The leader of the Party of European Socialists Sergei Stanishev is at loggerheads with the leader of the Bulgarian Socialist Party (BSP) over the Istanbul Convention on preventing and combating violence against women and domestic violence.
The largest opposition force BSP announced on 24 January it would make a formal proposal for a referendum on the ratification of the Istanbul Convention.
The party wants to stop the procedure of ratification of the document by the National Assembly. GERB command a majority in Parliament, but its junior partner, the United Patriots, don’t like the Istanbul Convention, saying that it will “legitimise the third sex” and may force Bulgaria to accept “transvestites from Iran” on its territory. VMRO in particular, led by Krassimir Karakachanov, Deouty Prime Minister and Minister of Defence, is strongly for a referendum.
Stanishev, who was BSP leader and Prime Minister when Bulgaria joined the EU in 2007, opposes the initiative for a referendum. He is categorical that the Convention has become subject to “foolish interpretations” in the country and that in it there is neither “third sex” nor “same-sex marriages” that got excited the conservative circles in politics and society.
Speaking on Nova TV, Stanishev said that 20 crisis centers for women victims of domestic violence could be built with the money that BSP and VMRO want the state to spend on a referendum against the Convention. The figure come an assessment by NGOs.
“One of the consequences of the terribly distorted way in which the discussion is held is that we send to the victims and to the perpetrators of violence the wrong signal – that we tolerate this as a society. No one will say it openly, but the distorted discussion, which focuses on things that do not exist at all in this convention, the fixation on hypothetical fears ignores the real problem”, Stanishev said.
He added that because of the division, which had already begun within the government, the national program on which the functioning of crisis centers for victims of violence depended has been blocked.
The PES leader noted that significantly more conservative states have ratified the convention. In his words, the document “is not a convention of the Ottoman sultan”, but the largest international treaty on the prevention and fight against violence, which includes commitments by states and instruments for the protection of women, which are currently absent in our legislation. Stanishev reminded that in Bulgaria a woman who had been harassed by her husband needs to prove she is a victim.
Regarding the controversial term “gender” [a word for which there is no exact Bulgarian translation] the PES leader gave his own explanation: “It means social roles that have been different in different societies and have changed in millennia. 100 years ago, women did not have the right to vote, the social role of women was to stay home”.
The Council of Europe has responded to media and political hysteria in Bulgaria with a statement which says that the Convention does not introduce sex education in school, same-sex marriages and the like. At the Plenary Session of the BSP this declaration was distributed to the participants, but, in Stanishev’s words, “was not heard”.
The PES leader confirmed that BSP had previously supported the convention of international fora and therefore its current position is perceived as a U- turn. “Politics often has conjunctural considerations, there are fears.
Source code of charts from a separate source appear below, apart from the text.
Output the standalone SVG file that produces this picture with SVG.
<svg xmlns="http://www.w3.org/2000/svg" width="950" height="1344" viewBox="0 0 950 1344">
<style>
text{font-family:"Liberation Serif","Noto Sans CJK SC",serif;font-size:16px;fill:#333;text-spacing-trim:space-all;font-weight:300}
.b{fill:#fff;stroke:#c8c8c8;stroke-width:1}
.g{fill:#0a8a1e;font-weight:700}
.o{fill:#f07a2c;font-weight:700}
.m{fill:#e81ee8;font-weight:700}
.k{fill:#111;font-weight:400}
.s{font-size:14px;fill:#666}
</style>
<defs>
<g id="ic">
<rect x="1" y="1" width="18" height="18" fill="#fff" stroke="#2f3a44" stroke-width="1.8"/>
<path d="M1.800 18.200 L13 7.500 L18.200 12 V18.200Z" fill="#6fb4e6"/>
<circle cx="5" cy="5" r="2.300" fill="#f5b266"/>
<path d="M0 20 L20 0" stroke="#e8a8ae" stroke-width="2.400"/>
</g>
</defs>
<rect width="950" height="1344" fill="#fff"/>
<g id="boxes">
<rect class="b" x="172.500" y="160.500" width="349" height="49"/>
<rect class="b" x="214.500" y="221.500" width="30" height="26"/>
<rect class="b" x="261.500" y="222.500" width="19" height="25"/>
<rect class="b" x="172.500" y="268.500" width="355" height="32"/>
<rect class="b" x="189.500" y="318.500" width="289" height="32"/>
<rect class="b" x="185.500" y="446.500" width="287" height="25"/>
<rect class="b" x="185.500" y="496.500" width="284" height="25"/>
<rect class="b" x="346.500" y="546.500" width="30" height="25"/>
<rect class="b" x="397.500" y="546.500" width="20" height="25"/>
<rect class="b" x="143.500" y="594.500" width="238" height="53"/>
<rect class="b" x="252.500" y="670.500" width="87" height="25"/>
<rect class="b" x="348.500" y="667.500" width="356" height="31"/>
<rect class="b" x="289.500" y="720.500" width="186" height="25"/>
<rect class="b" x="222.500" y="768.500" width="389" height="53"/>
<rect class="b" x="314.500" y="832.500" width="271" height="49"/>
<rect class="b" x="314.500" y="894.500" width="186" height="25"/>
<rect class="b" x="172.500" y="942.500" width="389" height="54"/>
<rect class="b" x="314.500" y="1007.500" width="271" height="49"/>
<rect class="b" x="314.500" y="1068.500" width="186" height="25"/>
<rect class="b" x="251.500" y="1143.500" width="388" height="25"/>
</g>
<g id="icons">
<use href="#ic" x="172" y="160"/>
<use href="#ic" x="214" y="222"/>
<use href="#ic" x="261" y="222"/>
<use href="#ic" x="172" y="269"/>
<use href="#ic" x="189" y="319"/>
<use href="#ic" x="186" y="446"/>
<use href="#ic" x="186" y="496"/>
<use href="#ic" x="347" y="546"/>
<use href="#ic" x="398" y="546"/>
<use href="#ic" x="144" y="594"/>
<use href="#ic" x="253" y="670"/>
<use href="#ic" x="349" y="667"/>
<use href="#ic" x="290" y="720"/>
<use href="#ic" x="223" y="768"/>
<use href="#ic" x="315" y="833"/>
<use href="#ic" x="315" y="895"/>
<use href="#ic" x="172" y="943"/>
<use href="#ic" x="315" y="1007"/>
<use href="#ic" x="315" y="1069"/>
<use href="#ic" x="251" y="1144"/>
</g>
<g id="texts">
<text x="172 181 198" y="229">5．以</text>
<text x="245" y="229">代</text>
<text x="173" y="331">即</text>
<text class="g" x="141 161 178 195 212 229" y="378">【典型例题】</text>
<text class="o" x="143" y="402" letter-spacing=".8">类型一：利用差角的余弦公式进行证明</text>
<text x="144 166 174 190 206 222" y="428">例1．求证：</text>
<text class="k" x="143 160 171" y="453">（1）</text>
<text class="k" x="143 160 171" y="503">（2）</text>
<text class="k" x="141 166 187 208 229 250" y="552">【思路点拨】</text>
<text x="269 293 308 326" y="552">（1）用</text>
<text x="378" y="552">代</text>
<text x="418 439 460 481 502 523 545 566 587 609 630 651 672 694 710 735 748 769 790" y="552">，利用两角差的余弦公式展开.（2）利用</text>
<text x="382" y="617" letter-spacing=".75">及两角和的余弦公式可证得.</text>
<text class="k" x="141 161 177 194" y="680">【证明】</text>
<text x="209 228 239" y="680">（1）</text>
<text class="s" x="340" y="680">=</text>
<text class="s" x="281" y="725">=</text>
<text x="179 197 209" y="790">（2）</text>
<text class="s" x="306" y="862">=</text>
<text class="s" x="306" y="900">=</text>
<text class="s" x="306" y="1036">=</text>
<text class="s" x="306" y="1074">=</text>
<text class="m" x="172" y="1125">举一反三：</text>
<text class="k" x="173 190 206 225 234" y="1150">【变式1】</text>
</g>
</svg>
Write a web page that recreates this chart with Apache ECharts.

Politicians are responsible for thinking long-term”, Stanishev said.
BSP leader admitted he is worried by the position of President Rumen Radev, who announced in Brussels against the Istanbul Convention: “The arguments that he said are startling. Human Rights in Bulgaria or Poland, or France, or elsewhere in the Council of Europe are not an inside job and the argument that denied rights by the state and given to NGOs is not tenable – except that the government is not doing its job in this sphere”.
BSP leader Kornelia Ninova explained the lack of objections to the Istanbul Convention at the PES Council meeting in Lisbon last December, saying it was not in the room during the vote on the document.
“I am grateful to the team of Sergey Stanishev (leader of PES), who at that time organised bilateral meetings with the leaders of other delegations, and we were not even physically in the room,” explained Ninova.
The Convention was adopted by the European Socialists on 1 December, with delegates entitled to vote on behalf of BSP being Ninova and Deputy Chairmen Denitsa Zlateva and Kiril Dobrev. Today, they are against the document.
And President Rumen Radev declared himself against the texts of the Istanbul Convention. In his words, postponing the ratification of the document is “a victory for the Bulgarian society, which showed unity and common sense”. He made these statements in Brussels on 1 February saying that hoped there would not be a referendum that would take both time, energy and money.
More than anything else, his criticism appeared to be directed against the quality of the Council of Europe paper.
“In my view, the convention is a badly written document that allows ambiguities and different interpretations, Radev said.